Saturday, 6 February 2010
This is an interesting development as it is an instance of the cover art being celebrated in its own right rather than in conjunction with the music contained on the record within. The 10 covers thought worthy of inclusion in the set are:
1. Rolling Stones/Let It Bleed (1969) - Designed by Robert Brownjohn (with cake created by the then unknown Delia Smith).
2. Led Zeppelin/’IV’ (1971) - The painting of the faggot-bearing old man was, it is said, found by singer Robert Plant in a Reading junk shop. For the cover it was nailed to a demolished house in Dudley.

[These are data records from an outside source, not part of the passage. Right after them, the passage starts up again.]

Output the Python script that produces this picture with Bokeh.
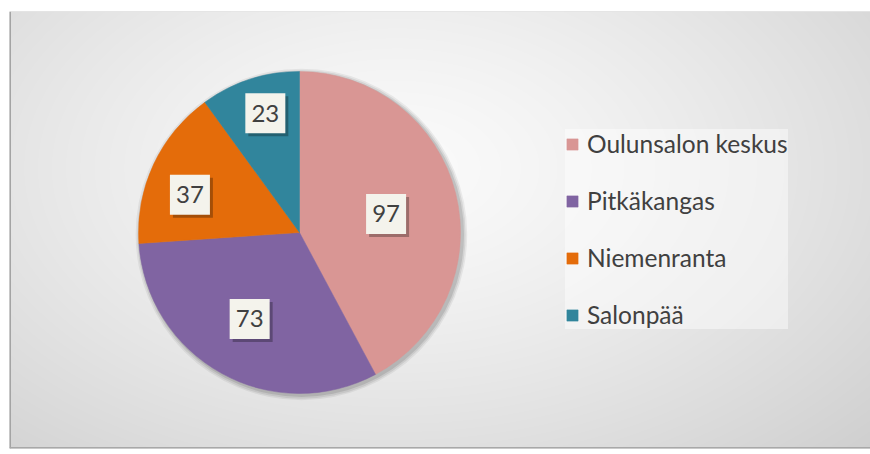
import numpy as np
from bokeh.plotting import figure
from bokeh.models import Range1d, Legend, LegendItem, ColumnDataSource, Span
from bokeh.core.properties import value
from bokeh.transform import dodge
from bokeh.embed import file_html
from bokeh.resources import INLINE

# ---- data ----
categories = ["Oulunsalon keskus", "Pitkäkangas", "Niemenranta", "Salonpää"]
values = [97, 73, 37, 23]
colors = ["#D99694", "#8064A2", "#E46C0A", "#31859C"]

# ---- layout / style ----
W, H = 870, 454
BL, BT, BB, BR = 9, 11, 6, 0          # white margins around the chart frame
FW, FH = W - BL - BR, H - BT - BB     # frame size in pixels
PX = 161.0                            # pixels per data unit (pie radius = 1)
CX_PX, CY_PX = 290, 221               # pie centre in frame pixels (from left / top)
label_r = [0.55, 0.62, 0.72, 0.77]
label_shift_deg = [-2, -1, 6, -2]
FONT = "Lato"
TEXT_COLOR = "#404040"

x0, x1 = -CX_PX / PX, (FW - CX_PX) / PX
y0, y1 = -(FH - CY_PX) / PX, CY_PX / PX

p = figure(width=W, height=H, x_range=Range1d(x0, x1), y_range=Range1d(y0, y1),
           output_backend="svg", toolbar_location=None,
           x_axis_type=None, y_axis_type=None,
           min_border_left=BL, min_border_top=BT, min_border_bottom=BB,
           min_border_right=BR)
p.grid.visible = False
p.outline_line_color = None
p.background_fill_color = "#e6e6e6"
p.border_fill_color = "#ffffff"

# background radial gradient
yy, xx = np.mgrid[0:FH, 0:FW].astype(float)
fx, fy = 0.45 * FW, 0.64 * FH   # focus (image rows start at bottom)
d = np.sqrt(((xx - fx) / (0.78 * FW)) ** 2 + ((yy - fy) / (0.95 * FH)) ** 2)
d = np.clip(d, 0, 1)
g = (251 - (251 - 206) * d ** 1.3).astype(np.uint32)
img = (np.uint32(255) << 24) | (g << 16) | (g << 8) | g
p.image_rgba(image=[img.astype(np.uint32)], x=x0, y=y0, dw=x1 - x0, dh=y1 - y0)

# chart frame edges (left & bottom darker, top faint)
p.add_layout(Span(location=x0, dimension="height", line_color="#a4a4a4", line_width=3))
p.add_layout(Span(location=y0, dimension="width", line_color="#a8a8a8", line_width=3))
p.add_layout(Span(location=y1, dimension="width", line_color="#dcdcdc", line_width=1))

# pie geometry
vals = np.array(values, dtype=float)
frac = vals / vals.sum()
cum = np.concatenate([[0], np.cumsum(frac)])
start = np.pi / 2 - cum[:-1] * 2 * np.pi
end = np.pi / 2 - cum[1:] * 2 * np.pi
mid = (start + end) / 2 + np.radians(label_shift_deg)

src = ColumnDataSource(dict(cat=categories, val=values, color=colors,
                            start=start, end=end,
                            lx=np.array(label_r) * np.cos(mid),
                            ly=np.array(label_r) * np.sin(mid),
                            txt=[str(v) for v in values]))

# soft shadow
for k, a in [(0.03, 0.06), (0.02, 0.08), (0.01, 0.10)]:
    p.circle(x=0.012, y=-0.012, radius=1 + k, fill_color="#000000",
             fill_alpha=a, line_color=None)

r = p.wedge(x=0, y=0, radius=1, start_angle="start", end_angle="end",
            direction="clock", fill_color="color", line_color="color",
            line_width=0.5, source=src)

# data label boxes
bw = 40 / PX
off = 3 / PX
p.rect(x=dodge("lx", off, range=p.x_range), y=dodge("ly", -off, range=p.y_range),
       width=bw, height=bw, source=src, fill_color="#000000", fill_alpha=0.28,
       line_color=None)
p.rect(x="lx", y="ly", width=bw, height=bw, source=src,
       fill_color="#F4F3EC", line_color=None)
p.text(x="lx", y="ly", text="txt", source=src, text_align="center",
       text_baseline="middle", text_font=value(FONT), text_font_size="24px",
       text_color=TEXT_COLOR)

legend = Legend(items=[LegendItem(label=c, renderers=[r], index=i)
                       for i, c in enumerate(categories)],
                location=(556, 119), orientation="vertical",
                background_fill_color="#ffffff", background_fill_alpha=0.45,
                border_line_color=None, glyph_width=14, glyph_height=14,
                label_text_font=FONT, label_text_font_size="24.5px",
                label_text_color=TEXT_COLOR, label_standoff=8,
                spacing=28, padding=12, margin=0)
p.add_layout(legend)

open("out.html", "w").write(file_html(p, INLINE))
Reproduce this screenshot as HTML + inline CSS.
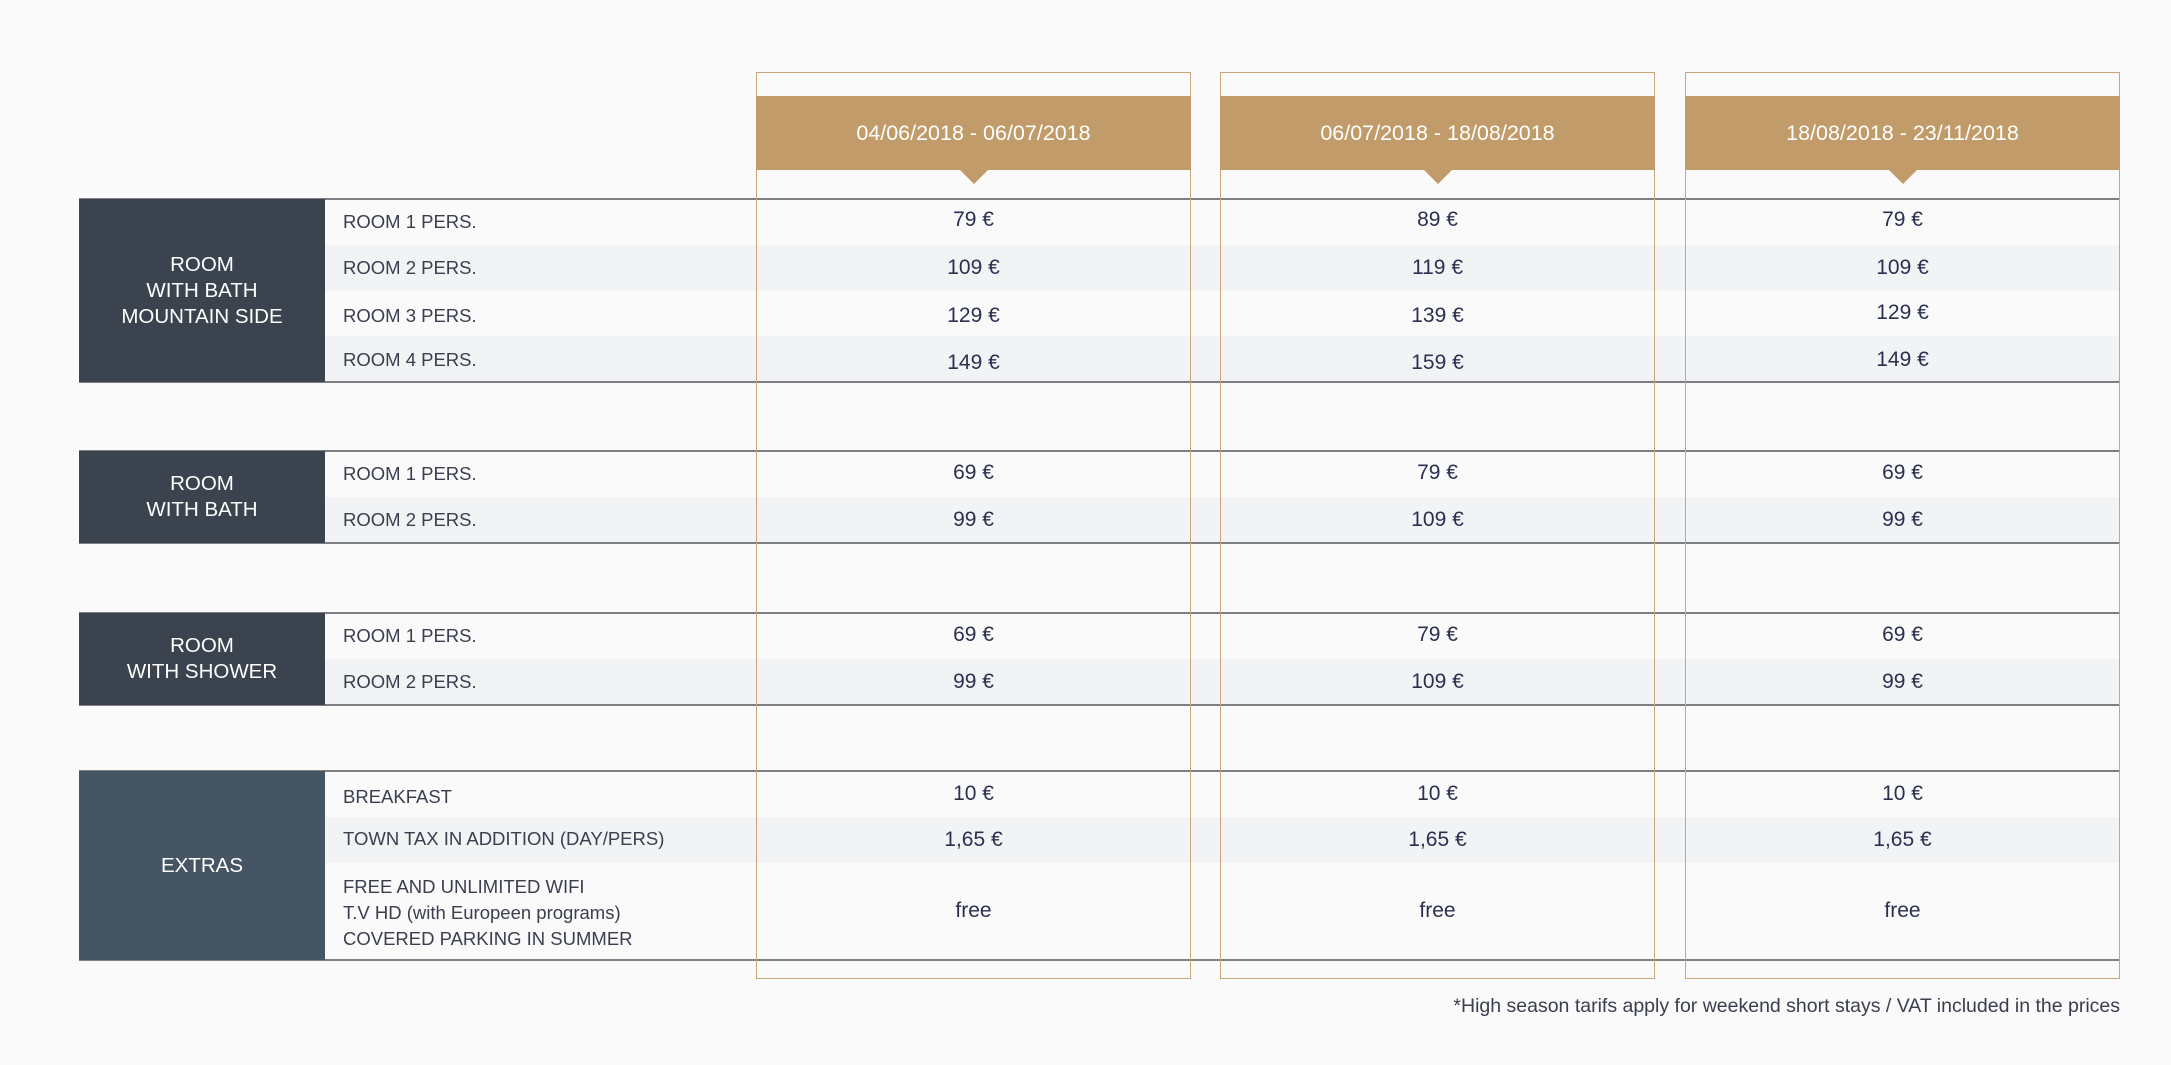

3. David Bowie/The Rise and Fall of Ziggy Stardust and the Spiders From Mars (1972) - Designed by George Underwood with artwork by Terry Pastor.
4. Mike Oldfield/Tubular Bells (1973) – Designed by photographer Trevor Key
5. The Clash/London Calling (1979) - Ray Lowry designed the artwork around Pennie Smith’s iconic shot of bassist Paul Simonon.
6. New Order/Power, Corruption and Lies (1983) - Peter Saville’s design juxtaposed French impressionist Henri Fantin-Latour’s painting with a colour-coded strip.
7. Primal Scream/Screamadelica (1991) – Designed by Paul Cannell.
8. Pink Floyd/The Division Bell (1994) – Designed by long-time collaborator Storm Thorgerson.
9. Blur/Parklife (1994) - The racing greyhounds were captured by photographer Bob Thomas, and the sleeve designed by Chris Thomson and Rob O'Connor of London design firm Stylorouge.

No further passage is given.